Appeal from an order of the Family Court of Columbia County (Czajka, J.), entered November 22, 2006, which granted petitioner’s application, in a proceeding pursuant to Family Ct Act article 10, to adjudicate respondent Angela Q.’s children to be neglected.
Respondent Angela Q. (hereinafter the mother) has three children. Her oldest is a girl born in 1994. For most of this child’s life, she resided with the mother and her maternal grandmother, respondent Dorothea G. (hereinafter the grandmother), as well as the grandmother’s boyfriend (hereinafter the stepgrandfather) in the grandparents’ home. In May 2006, the mother moved out, without the children, amid a dispute over rent. Shortly thereafter, the child revealed that the stepgrandfather had been sexually abusing her for quite some time.
All three children were immediately removed from the grandparents’ home and placed in foster care. This Family Ct Act article 10 neglect proceeding was then commenced by petitioner against both the mother and the grandmother. Following fact-finding and dispositional hearings, Family Court adjudicated the children to be neglected and placed them in petitioner’s custody. Only the mother appeals.

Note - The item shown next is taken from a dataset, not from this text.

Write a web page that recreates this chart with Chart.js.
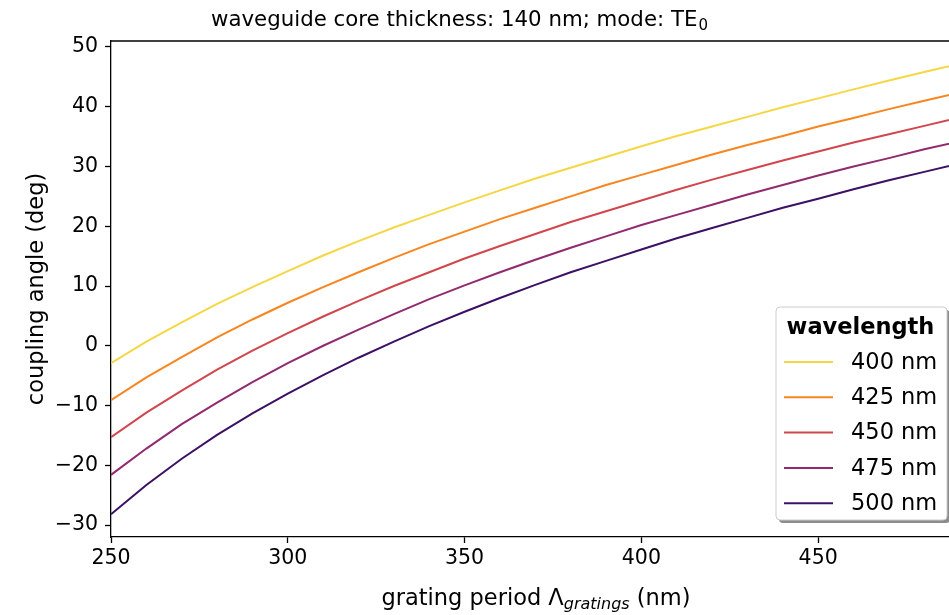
<!DOCTYPE html>
<html lang="en">
<head>
    <meta charset="UTF-8">
    <title>Coupling angle vs grating period</title>
    <script src="https://cdn.jsdelivr.net/npm/chart.js"></script>
    <style>
        html, body { margin: 0; padding: 0; background: #fff; }
        canvas { display: block; }
    </style>
</head>
<body>
    <canvas id="angleChart" width="949" height="615"></canvas>

    <script>
        // grating period (nm)
        const periods = [250, 260, 270, 280, 290, 300, 310, 320, 330, 340, 350, 360, 370,
                         380, 390, 400, 410, 420, 430, 440, 450, 460, 470, 480, 490, 500];

        const wavelengths = ['400 nm', '425 nm', '450 nm', '475 nm', '500 nm'];

        // coupling angle (deg)
        const angle400 = [-2.9, 0.7, 3.9, 7.0, 9.8, 12.5, 15.1, 17.5, 19.8, 21.9, 24.0, 26.0, 28.0,
                          29.8, 31.6, 33.4, 35.1, 36.7, 38.3, 39.9, 41.4, 42.9, 44.4, 45.8, 47.2, 48.6];
        const angle425 = [-9.1, -5.3, -1.9, 1.4, 4.4, 7.2, 9.8, 12.3, 14.7, 17.0, 19.1, 21.2, 23.1,
                          25.0, 26.9, 28.6, 30.3, 32.0, 33.6, 35.1, 36.7, 38.1, 39.6, 41.0, 42.4, 43.8];
        const angle450 = [-15.3, -11.2, -7.5, -4.0, -0.8, 2.1, 4.9, 7.5, 10.0, 12.3, 14.6, 16.7, 18.7,
                          20.7, 22.5, 24.3, 26.1, 27.8, 29.4, 31.0, 32.5, 34.0, 35.4, 36.8, 38.2, 39.6];
        const angle475 = [-21.6, -17.2, -13.1, -9.5, -6.1, -2.9, 0.0, 2.7, 5.3, 7.8, 10.1, 12.3, 14.4,
                          16.4, 18.3, 20.2, 21.9, 23.6, 25.3, 26.9, 28.5, 30.0, 31.4, 32.9, 34.2, 35.6];
        const angle500 = [-28.2, -23.3, -18.9, -14.9, -11.3, -8.0, -4.9, -2.0, 0.7, 3.3, 5.7, 8.0, 10.2,
                          12.3, 14.2, 16.1, 18.0, 19.7, 21.4, 23.1, 24.6, 26.2, 27.7, 29.1, 30.5, 31.9];

        const xTicks = [250, 300, 350, 400, 450];
        const yTicks = [-30, -20, -10, 0, 10, 20, 30, 40, 50];

        const lineColors = ['#f5d745', '#f8851f', '#d0464c', '#912a6e', '#3d1064'];
        const allAngles = [angle400, angle425, angle450, angle475, angle500];

        const FONT = "'DejaVu Sans', sans-serif";
        const TICK_SIZE = 20.5;
        const LABEL_SIZE = 22.5;

        // title, axis labels with subscripts, top spine and the legend box
        const extrasPlugin = {
            id: 'extras',
            afterDraw(chart) {
                const ctx = chart.ctx;
                const area = chart.chartArea;
                ctx.save();

                // top spine
                ctx.strokeStyle = '#000';
                ctx.lineWidth = 1.3;
                ctx.beginPath();
                ctx.moveTo(area.left, area.top);
                ctx.lineTo(area.right, area.top);
                ctx.stroke();

                ctx.fillStyle = '#000';
                ctx.textBaseline = 'alphabetic';
                ctx.textAlign = 'left';

                // title
                const t1 = 'waveguide core thickness: 140 nm; mode: TE';
                const tSub = '0';
                ctx.font = '21.3px ' + FONT;
                const w1 = ctx.measureText(t1).width;
                ctx.font = '15px ' + FONT;
                const w2 = ctx.measureText(tSub).width;
                const tx = 459 - (w1 + w2) / 2;
                ctx.font = '21.3px ' + FONT;
                ctx.fillText(t1, tx, 26);
                ctx.font = '15px ' + FONT;
                ctx.fillText(tSub, tx + w1 + 1, 30);

                // y axis label
                ctx.save();
                ctx.translate(37, (area.top + area.bottom) / 2);
                ctx.rotate(-Math.PI / 2);
                ctx.font = LABEL_SIZE + 'px ' + FONT;
                ctx.textAlign = 'center';
                ctx.textBaseline = 'middle';
                ctx.fillText('coupling angle (deg)', 0, 0);
                ctx.restore();

                // x axis label
                const a = 'grating period Λ';
                const sub = 'gratings';
                const b = ' (nm)';
                ctx.font = LABEL_SIZE + 'px ' + FONT;
                const wa = ctx.measureText(a).width;
                const wb = ctx.measureText(b).width;
                ctx.font = 'italic 16px ' + FONT;
                const ws = ctx.measureText(sub).width;
                const lx = 536 - (wa + ws + wb) / 2;
                ctx.font = LABEL_SIZE + 'px ' + FONT;
                ctx.fillText(a, lx, 605);
                ctx.font = 'italic 16px ' + FONT;
                ctx.fillText(sub, lx + wa, 609);
                ctx.font = LABEL_SIZE + 'px ' + FONT;
                ctx.fillText(b, lx + wa + ws, 605);

                // legend
                const bx = 776, by = 307, bw = 171, bh = 213, r = 4;
                ctx.fillStyle = 'rgba(0,0,0,0.45)';
                ctx.beginPath();
                ctx.roundRect(bx + 3, by + 3, bw, bh, r);
                ctx.fill();
                ctx.fillStyle = '#fff';
                ctx.strokeStyle = '#cccccc';
                ctx.lineWidth = 1;
                ctx.beginPath();
                ctx.roundRect(bx, by, bw, bh, r);
                ctx.fill();
                ctx.stroke();

                ctx.fillStyle = '#000';
                ctx.font = 'bold ' + LABEL_SIZE + 'px ' + FONT;
                ctx.textAlign = 'center';
                ctx.textBaseline = 'middle';
                ctx.fillText('wavelength', bx + bw / 2 - 1, 328);

                ctx.font = LABEL_SIZE + 'px ' + FONT;
                ctx.textAlign = 'left';
                chart.data.datasets.forEach((ds, i) => {
                    const y = 362 + i * 35.3;
                    ctx.strokeStyle = ds.borderColor;
                    ctx.lineWidth = 2;
                    ctx.beginPath();
                    ctx.moveTo(784, y);
                    ctx.lineTo(833, y);
                    ctx.stroke();
                    ctx.fillStyle = '#000';
                    ctx.fillText(ds.label, 851, y + 1);
                });

                ctx.restore();
            }
        };

        const datasets = wavelengths.map((label, i) => ({
            label: label,
            data: periods.map((p, j) => ({ x: p, y: allAngles[i][j] })),
            borderColor: lineColors[i],
            backgroundColor: lineColors[i],
            borderWidth: 2,
            pointRadius: 0,
            tension: 0,
            fill: false
        }));

        const ctx = document.getElementById('angleChart').getContext('2d');
        new Chart(ctx, {
            type: 'line',
            data: { datasets: datasets },
            options: {
                responsive: false,
                animation: false,
                layout: { padding: { top: 41, right: 0, left: 0, bottom: 0 } },
                plugins: {
                    legend: { display: false },
                    title: { display: false },
                    tooltip: { enabled: false }
                },
                scales: {
                    x: {
                        type: 'linear',
                        min: 250,
                        max: 487,
                        afterBuildTicks: axis => { axis.ticks = xTicks.map(v => ({ value: v })); },
                        afterFit: axis => { axis.height = 78; },
                        border: { color: '#000', width: 1.3 },
                        grid: { drawOnChartArea: false, drawTicks: true, tickLength: 6, color: '#000', tickWidth: 1.3 },
                        ticks: { color: '#000', font: { family: FONT, size: TICK_SIZE }, padding: 3, maxRotation: 0 }
                    },
                    y: {
                        min: -32,
                        max: 51,
                        afterBuildTicks: axis => { axis.ticks = yTicks.map(v => ({ value: v })); },
                        afterFit: axis => { axis.width = 111; },
                        border: { color: '#000', width: 1.3 },
                        grid: { drawOnChartArea: false, drawTicks: true, tickLength: 6, color: '#000', tickWidth: 1.3 },
                        ticks: {
                            color: '#000',
                            font: { family: FONT, size: TICK_SIZE },
                            padding: 7,
                            callback: v => String(v).replace('-', '\u2212')
                        }
                    }
                }
            },
            plugins: [extrasPlugin]
        });
    </script>
</body>
</html>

The mother argues that petitioner failed to present sufficient evidence of neglect. We are unpersuaded. As noted by this Court, “[t]he case law makes clear that a child may be adjudicated to be neglected within the meaning of Family Court Act § 1012 (f) (i) when a parent ‘knew or should have known of circumstances which required action in order to avoid actual or potential impairment of the child’ and failed to act accordingly” (Matter of Mary MM., 38 AD3d 956, 957 [2007], quoting Matter of Alaina E., 33 AD3d 1084, 1086 [2006]). Here, long before the oldest child revealed that her stepgrandfather was sexually abusing her, the mother was aware that another family member had accused him of raping her when she was only 17 years old. The mother herself had also been exposed to his unwanted sexual advances and was afraid to be alone with him. Most notably, the mother had specific concerns and suspicions about the stepgrandfather’s relationship with the subject child, prompting her to twice ask the child “if anything bad was happening be*1144tween [them].” Despite her suspicions about the child’s sexual abuse, her knowledge of the prior alleged rape and her own fear of the stepgrandfather, the mother not only continued to live in the house with him and the children, but also permitted the stepgrandfather to be alone with the child and to even bathe her (compare Matter of Christian F., 42 AD3d 716 [2007]). A reasonable and prudent parent in similar circumstances would not have done so (see Nicholson v Scoppetta, 3 NY3d 357, 370-371 [2004]). Thus, Family Court’s decision adjudicating the children to be neglected is supported by a sound and substantial basis in the record (see Matter of Mary MM., supra; Matter of Vivian OO., 34 AD3d 1111 [2006], lv denied 8 NY3d 808 [2007]; Matter of Alaina E., supra).
The mother also claims that the child’s sexual abuse allegations were not sufficiently corroborated. Importantly, however, the mother was charged only with neglect (not sexual abuse) and, in defending such allegations, she did not dispute that the child was sexually abused by the stepgrandfather (see generally Matter of Angelina AA., 211 AD2d 951 [1995], lv denied 85 NY2d 808 [1995]). Moreover, Family Court’s finding of neglect was not premised on these conceded acts of sexual abuse as reported by the child; rather, its finding was based on testimony that the mother failed to take any steps to protect this child despite her fears and suspicions about the stepgrandfather. Thus, we are not persuaded that the statutory requirement concerning corroboration was even implicated in this proceeding (see Family Ct Act § 1046 [a] [vi]). In any event, even if implicated, we are satisfied that the child’s out-of-court statements were sufficiently corroborated.
Crew III, J.P., Peters, Spain and Mugglin, JJ., concur. Ordered that the order is affirmed, without costs.